When Calvin is killed, out running with their dog Six-Thirty, Elizabeth discovers she is pregnant. When her research is stolen by her boss at Hastings and she is fired, she devises a stratagem to survive, selling her chemist’s know-how to former collegues who are much less talented than she. Meantime, she gives birth to a daughter, Mad(eline), who turns out to be a precocious child prodigy. Elizabeth forges the birth certificate in order to get Mad into school. Issues with the schoolmistress lead to a meeting with Walter Pine, a frustrated TV programmer, whose daughter Amanda is also a pupil.

Recruited (for her looks, it must be said) by the TV station to host a cookery show, Supper at Six, Elizabeth refuses to conform to the head of the station’s expectations (that she be pretty and seductive). She converts her kitchen into a lab and sets about teaching housewives how to prepare nutritious meals in accordance with the laws of chemistry. Against her ignoring of all the misogynistic “rules” of the 1960s, the programme is a great success. Elizabeth becomes famous!

Told by her school teacher to make a family tree, Mad (aged 4) sets out to find the orphanage where she knows her father was brought up. She makes the acquaintance of the Reverend Wakely – who by his own admission is a terrible minister – from whence the plot takes on definite additional complications, but resolves quite nicely in the end.
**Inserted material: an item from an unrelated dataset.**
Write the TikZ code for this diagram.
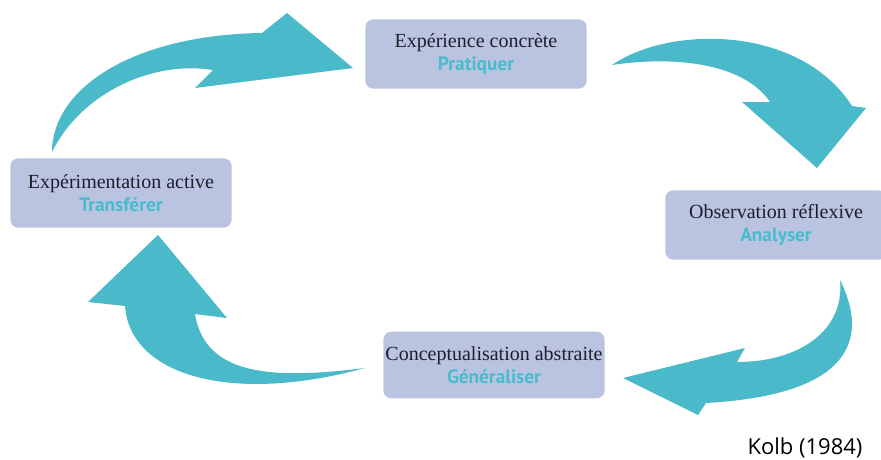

I give here only a flavour of the story, backed by a few quotations, to let you know what you’re missing if you don’t read it. What else can I say about it? Lessons In Chemistry is the funniest book I have read since 1066 and All That. I loved the characters, especially Elizabeth and Mad(eline), but also Harriet – her sort of neighbourly babysitter (not that Mad appears to need one), and Miss Frask. Six-Thirty is the only one of his kind. Supposedly understanding 648 words of English (or was it 978), his voice in this zany tale is the zaniest voice of all. The dialogue is priceless, snappy, pertinent and full of fun.

Bonnie Garmus has struck a chord with this novel, and has probably struck a few raw nerves of men (including me) who remember what attitudes in the 1960s were like – in both academia and business.